I'm applying for the Creative Analyst role at [Company]. I've spent three years in performance marketing at [Agency/Brand], most recently focused on creative testing and analysis for a portfolio of direct-to-consumer clients with combined paid social spend exceeding $4M per month.

In my current role, I built the creative analytics infrastructure from scratch — pulling data from Meta and TikTok, building a Google Data Studio dashboard with standardized creative KPIs, and establishing a tagging taxonomy that let us track performance by hook type, format, messaging angle, and offer. Before that system existed, the creative team was making decisions based on gut feel and informal feedback. After, they were getting weekly reports with specific test findings and recommended next actions.
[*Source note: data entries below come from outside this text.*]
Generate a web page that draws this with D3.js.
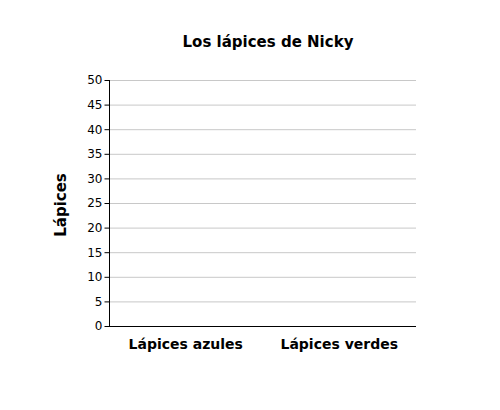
<!DOCTYPE html>
<html><head><meta charset="utf-8">
<script src="https://cdn.jsdelivr.net/npm/d3@7"></script>
<style>body{margin:0;background:#fff}svg{display:block}</style>
</head><body>
<svg id="c" width="500" height="410"></svg>
<script>
const categories = ["Lápices azules", "Lápices verdes"];
const values = [0, 0];
const yTicks = [0, 5, 10, 15, 20, 25, 30, 35, 40, 45, 50];
const title = "Los lápices de Nicky";
const yLabel = "Lápices";

const svg = d3.select("#c");
const font = "Verdana, 'DejaVu Sans', sans-serif";
const m = {left: 109, right: 416, top: 80, bottom: 326};

const x = d3.scaleBand().domain(categories).range([m.left, m.right])
  .paddingInner(0.3).paddingOuter(0.15);
const y = d3.scaleLinear().domain([0, 50]).range([m.bottom, m.top]);

// gridlines
svg.append("g").selectAll("line").data(yTicks.filter(d => d > 0)).join("line")
  .attr("x1", m.left).attr("x2", m.right)
  .attr("y1", d => y(d) + 0.5).attr("y2", d => y(d) + 0.5)
  .attr("stroke", "#c8c8c8").attr("stroke-width", 1);

// bars
svg.append("g").selectAll("rect").data(values).join("rect")
  .attr("x", (d, i) => x(categories[i])).attr("width", x.bandwidth())
  .attr("y", d => y(d)).attr("height", d => y(0) - y(d))
  .attr("fill", "#4a7ebb");

// y axis
const ya = svg.append("g").attr("transform", `translate(${m.left + 0.5},0)`)
  .call(d3.axisLeft(y).tickValues(yTicks).tickSize(5).tickPadding(2));
ya.select(".domain").attr("stroke", "#000").attr("d", `M-0,${m.top}V${m.bottom}`);
ya.selectAll(".tick line").attr("stroke", "#000");
ya.selectAll("text").attr("font-family", font).attr("font-size", 12).attr("fill", "#000");

// x axis
const xa = svg.append("g").attr("transform", `translate(0,${m.bottom + 0.5})`)
  .call(d3.axisBottom(x).tickSize(0).tickPadding(13));
xa.select(".domain").attr("stroke", "#000").attr("d", `M${m.left},0H${m.right}`);
xa.selectAll("text").attr("font-family", font).attr("font-size", 14)
  .attr("font-weight", "bold").attr("fill", "#000");

// title
svg.append("text").attr("x", 268).attr("y", 47).attr("text-anchor", "middle")
  .attr("font-family", font).attr("font-size", 15).attr("font-weight", "bold").text(title);

// y label
svg.append("text").attr("transform", "translate(66,205) rotate(-90)")
  .attr("text-anchor", "middle").attr("font-family", font).attr("font-size", 15)
  .attr("font-weight", "bold").text(yLabel);
</script>
</body></html>
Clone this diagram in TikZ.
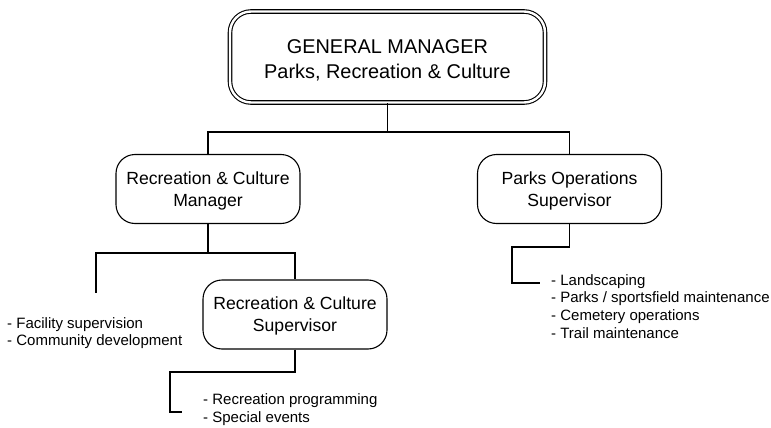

One pattern I identified last year had a material impact on a client's results. I noticed that for their product category, ads shot in an unpolished, first-person style were consistently outperforming studio-produced content by 2–3x on cost per purchase, but the brand team was resistant because they felt the quality looked 'off-brand.' I put together an analysis that mapped the performance differential against spend, projected the annual cost savings from shifting the creative mix, and framed it around specific audience segments where the pattern was strongest. The creative mix shifted. Their cost per acquisition dropped 28% over the following quarter.

I'm drawn to [Company] because your creative testing approach sounds like it operates at meaningful scale, and I want to work somewhere the analysis actually changes what gets made. I'd welcome the chance to talk through what you're working on.

[Your Name]

Frequently asked questions

What is the difference between a Creative Analyst and a Data Analyst in marketing?
A Data Analyst in marketing typically covers the full performance funnel — traffic, conversion, retention, revenue attribution. A Creative Analyst specializes specifically in evaluating the creative assets themselves: which images, copy angles, formats, and messaging frameworks produce better results. The role requires enough aesthetic literacy to give useful feedback to a creative team, not just report numbers.
What technical skills does a Creative Analyst need?
Proficiency with Meta Ads Manager, Google Analytics 4, and at least one data visualization tool (Looker, Tableau, or Google Data Studio) is typically expected. SQL is a meaningful differentiator for roles at companies with significant first-party data. Familiarity with statistics sufficient to design valid A/B tests — sample sizes, significance thresholds, test duration — is important and often underemphasized in job postings.
Do Creative Analysts need a design background?
Not a technical one. They need enough visual literacy to articulate why a creative is or isn't working — to describe the structural issue, not just report the metric. Many successful Creative Analysts have backgrounds in marketing, communications, or even psychology rather than design. What separates good ones is the ability to bridge the gap between a number and a creative direction that actually improves the number.
How is AI changing creative analysis work?
AI-powered creative intelligence tools (Pencil, Foreplay, Motion) are automating the tagging and initial pattern recognition that analysts previously did manually. This is raising the floor for what basic analysis requires and shifting the analyst's value toward interpretation, experiment design, and creative strategy rather than data processing. Analysts who adopt these tools stay relevant; those who compete with them on manual tasks lose.
What industries hire Creative Analysts?
The role is most concentrated at direct-to-consumer e-commerce brands, performance marketing agencies, mobile app companies, and fintech firms with significant paid acquisition budgets. Any company spending more than $500K per year on paid social ads has enough creative testing volume to justify the role. Demand has grown significantly as performance marketing shifted toward creative as the primary optimization lever.